L’annonce
Alors que la nuit commence à tomber autour de moi déployant ses ailes obscures luttant contre le jour qui décroît,
Je m’assois enfin et exhale un soupir à mi-chemin entre le soulagement et l’épuisement des longues journées passées dans le froid.
J’aime ce fauteuil placé dans un coin chaud du salon,
Isolé du passage, sa position me permet une vision panoramique dissimulé dans mon bastion.
La fatigue me paraît plus présente qu’à l’accoutumée,
Mes entraînements n’ont pourtant pas changé, les kilomètres avalés ne m’ont jamais tant éprouvé.
Le Mal doit progresser au plus profond de mes entrailles.
La femme en blouse blanche a été claire, le cancer est là, il faut le nommer et s’engager dans la bataille.
Je ferme les yeux quelques instants pour que passe l’étourdissement.
Le foyer à cet instant est loin du havre de paix reposant :
Les enfants s’ébattent, se battent, se lancent dans d’épiques combats de Titans.
Loin de peser sur mon état, ces bruits, ces rires incessants me rappellent à chaque instant que je suis vivant.
Si l’atmosphère est encore si légère à cette heure où le jour renonce,
C’est que je ne suis pas encore parvenu au moment suspendu qu’est l’annonce.
Plusieurs jours ont passé depuis cet instant où je suis passé d’un monde nonchalant aux sombres lueurs des innocents en suspens.
Ce n’est pas la honte ou la crainte qui me font redouter ce moment,
Mais je ne me résous pas à mettre fin à ces jeux d’enfants.

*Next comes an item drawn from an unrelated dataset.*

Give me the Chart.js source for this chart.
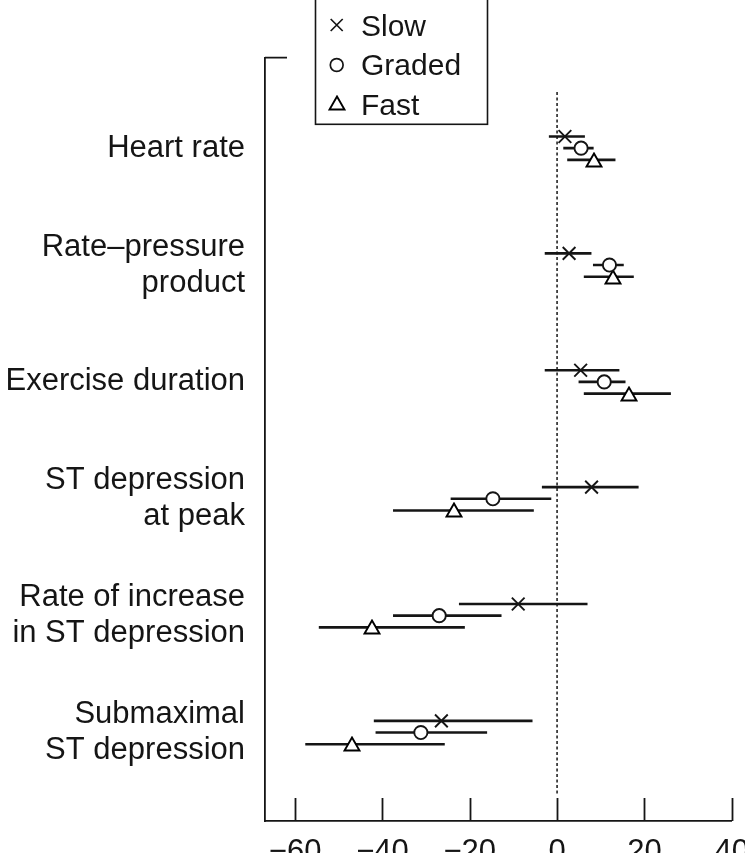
<!DOCTYPE html>
<html>
<head>
<meta charset="utf-8">
<script src="https://cdn.jsdelivr.net/npm/chart.js@4.4.1/dist/chart.umd.min.js"></script>
<style>
  html, body { margin: 0; padding: 0; background: #fff; }
  #wrap { position: relative; width: 745px; height: 853px; }
</style>
</head>
<body>
<div id="wrap"><canvas id="chart"></canvas></div>
<script>
const categories = [
  ['Heart rate'],
  ['Rate–pressure', 'product'],
  ['Exercise duration'],
  ['ST depression', 'at peak'],
  ['Rate of increase', 'in ST depression'],
  ['Submaximal', 'ST depression'],
];
const seriesNames = ['Slow', 'Graded', 'Fast'];

const slowMean = [1.8, 2.75, 5.4, 7.9, -8.9, -26.5];
const slowLow = [-1.8, -2.75, -2.75, -3.4, -22.4, -41.9];
const slowHigh = [6.3, 7.8, 14.2, 18.6, 6.9, -5.7];

const gradedMean = [5.5, 12.0, 10.8, -14.7, -27.0, -31.2];
const gradedLow = [1.5, 8.3, 5.0, -24.3, -37.5, -41.5];
const gradedHigh = [8.3, 15.2, 15.6, -1.4, -12.8, -16.1];

const fastMean = [8.5, 12.9, 16.5, -23.7, -42.3, -46.9];
const fastLow = [2.4, 6.2, 6.2, -37.5, -54.5, -57.6];
const fastHigh = [13.3, 17.5, 26.0, -5.4, -21.2, -25.8];

const xTicks = [-60, -40, -20, 0, 20, 40];
const xTickLabels = ['\u221260', '\u221240', '\u221220', '0', '20', '40'];

const FONT = '"Liberation Sans", Arial, Helvetica, sans-serif';
const INK = '#151515';

// where each series sits inside its row (row units)
const rowOffset = { Slow: -0.1, Graded: 0, Fast: 0.1 };

function makeTriangle() {
  const c = document.createElement('canvas');
  c.width = 18;
  c.height = 16;
  const g = c.getContext('2d');
  g.beginPath();
  g.moveTo(9, 1.5);
  g.lineTo(16.5, 14.5);
  g.lineTo(1.5, 14.5);
  g.closePath();
  g.fillStyle = '#fff';
  g.fill();
  g.lineWidth = 1.9;
  g.strokeStyle = '#000';
  g.lineJoin = 'miter';
  g.stroke();
  return c;
}
const triangle = makeTriangle();

const points = (means, name) => means.map((m, i) => ({ x: m, y: i + rowOffset[name] }));
const ranges = (lows, highs, name) => lows.map((lo, i) => ({ x: [lo, highs[i]], y: i + rowOffset[name] }));

const errorBar = (lows, highs, name) => ({
  type: 'bar',
  label: name + ' CI',
  indexAxis: 'y',
  data: ranges(lows, highs, name),
  backgroundColor: INK,
  borderWidth: 0,
  barThickness: 2,
  grouped: false,
  order: 2,
});

const markerSet = (means, name, style) => ({
  type: 'scatter',
  label: name,
  data: points(means, name),
  pointStyle: style.pointStyle,
  pointRadius: style.radius,
  pointBorderWidth: 1.9,
  pointBorderColor: INK,
  pointBackgroundColor: '#fff',
  order: 1,
});

const markerStyles = {
  Slow: { pointStyle: 'crossRot', radius: 9 },
  Graded: { pointStyle: 'circle', radius: 6.6 },
  Fast: { pointStyle: triangle, radius: 8 },
};

function drawMarker(ctx, name, x, y) {
  ctx.save();
  ctx.strokeStyle = INK;
  ctx.lineWidth = 1.7;
  if (name === 'Slow') {
    const d = 6;
    ctx.beginPath();
    ctx.moveTo(x - d, y - d); ctx.lineTo(x + d, y + d);
    ctx.moveTo(x + d, y - d); ctx.lineTo(x - d, y + d);
    ctx.stroke();
  } else if (name === 'Graded') {
    ctx.beginPath();
    ctx.arc(x, y, 6.4, 0, Math.PI * 2);
    ctx.stroke();
  } else {
    ctx.drawImage(triangle, Math.round(x - triangle.width / 2), Math.round(y - triangle.height / 2));
  }
  ctx.restore();
}

const decor = {
  id: 'decor',
  beforeDraw(chart) {
    chart.ctx.imageSmoothingEnabled = false;
  },
  beforeDatasetsDraw(chart) {
    const { ctx, scales: { x, y } } = chart;
    const x0 = x.getPixelForValue(0);
    ctx.save();
    ctx.strokeStyle = INK;
    ctx.lineWidth = 1.5;
    ctx.setLineDash([3, 2.5]);
    ctx.beginPath();
    ctx.moveTo(x0, y.getPixelForValue(-0.48));
    ctx.lineTo(x0, y.getPixelForValue(5.53));
    ctx.stroke();
    ctx.restore();
  },
  afterDraw(chart) {
    const { ctx, chartArea, scales: { x } } = chart;
    ctx.save();
    ctx.strokeStyle = INK;
    ctx.lineWidth = 1.8;
    // tick marks point up into the plot
    ctx.beginPath();
    xTicks.forEach((v) => {
      const px = Math.round(x.getPixelForValue(v)) + 0.5;
      ctx.moveTo(px, chartArea.bottom - 23);
      ctx.lineTo(px, chartArea.bottom);
    });
    // small stub at the top of the left axis
    ctx.moveTo(chartArea.left, chartArea.top);
    ctx.lineTo(chartArea.left + 22, chartArea.top);
    ctx.stroke();

    // legend box
    ctx.lineWidth = 1.6;
    ctx.strokeRect(315.5, -1, 172, 125.3);
    ctx.fillStyle = INK;
    ctx.font = '30px ' + FONT;
    ctx.textAlign = 'left';
    ctx.textBaseline = 'alphabetic';
    const rows = [{ mark: 25, base: 35.7 }, { mark: 65, base: 74.5 }, { mark: 102.5, base: 114.5 }];
    seriesNames.forEach((name, i) => {
      drawMarker(ctx, name, 336.7, rows[i].mark);
      ctx.fillText(name, 361, rows[i].base);
    });
    ctx.restore();
  },
};

const ctx = document.getElementById('chart').getContext('2d');
new Chart(ctx, {
  type: 'scatter',
  data: {
    datasets: [
      errorBar(slowLow, slowHigh, 'Slow'),
      errorBar(gradedLow, gradedHigh, 'Graded'),
      errorBar(fastLow, fastHigh, 'Fast'),
      markerSet(slowMean, 'Slow', markerStyles.Slow),
      markerSet(gradedMean, 'Graded', markerStyles.Graded),
      markerSet(fastMean, 'Fast', markerStyles.Fast),
    ],
  },
  options: {
    responsive: true,
    maintainAspectRatio: false,
    animation: false,
    layout: { padding: { top: 57.7, right: 13.3, left: 0, bottom: 0 } },
    plugins: {
      legend: { display: false },
      tooltip: { enabled: false },
    },
    scales: {
      x: {
        type: 'linear',
        min: -66.9,
        max: 40,
        offset: false,
        afterBuildTicks: (s) => { s.ticks = xTicks.map((v) => ({ value: v })); },
        afterFit: (s) => { s.height = 32; s.paddingLeft = 0; s.paddingRight = 0; },
        ticks: {
          callback: (v, i) => xTickLabels[i],
          font: { family: FONT, size: 31 },
          color: INK,
          padding: 13,
          maxRotation: 0,
          autoSkip: false,
        },
        grid: { drawOnChartArea: false, drawTicks: false, offset: false },
        border: { color: INK, width: 1.8 },
      },
      y: {
        type: 'linear',
        reverse: true,
        min: -0.774,
        max: 5.757,
        offset: false,
        afterBuildTicks: (s) => { s.ticks = categories.map((c, i) => ({ value: i })); },
        afterFit: (s) => { s.width = 265; s.paddingTop = 0; s.paddingBottom = 0; },
        ticks: {
          callback: (v, i) => categories[i],
          font: { family: FONT, size: 31, lineHeight: 1.16 },
          color: INK,
          padding: 20,
          autoSkip: false,
        },
        grid: { drawOnChartArea: false, drawTicks: false, offset: false },
        border: { color: INK, width: 1.8 },
      },
    },
  },
  plugins: [decor],
});
</script>
</body>
</html>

Je sais très bien qu’à la seconde où le mot « malade » sera prononcé,
Le destin de chacun s’en trouvera changé à jamais.
Le petit dernier me dira bien de sa voix fluette mais assurée que ce n’est pas grave et qu’il va me soigner,
Je verrai bien dans le regard de l’aînée un mélange de peur et de colère de mettre ainsi un terme à nos vies bien réglées.
Je sens bien qu’en moi ce foutu crabe déploie ses pattes articulées et qu’un compte à rebours est lancé.
Comment pourrai-je briser cet équilibre dont le semblant d’immanence rassure ?
Alors que son vrai visage est qu’il ne suffit d’un rien pour qu’il bascule, terrible quadrature.
Je repousse, j’annule, je retarde,
Le moment approche où aux yeux de tous je passerai de l’autre côté du miroir, celui des lumières blafardes.
« Les enfants, mes chéris, venez voir ; papa doit vous parler ».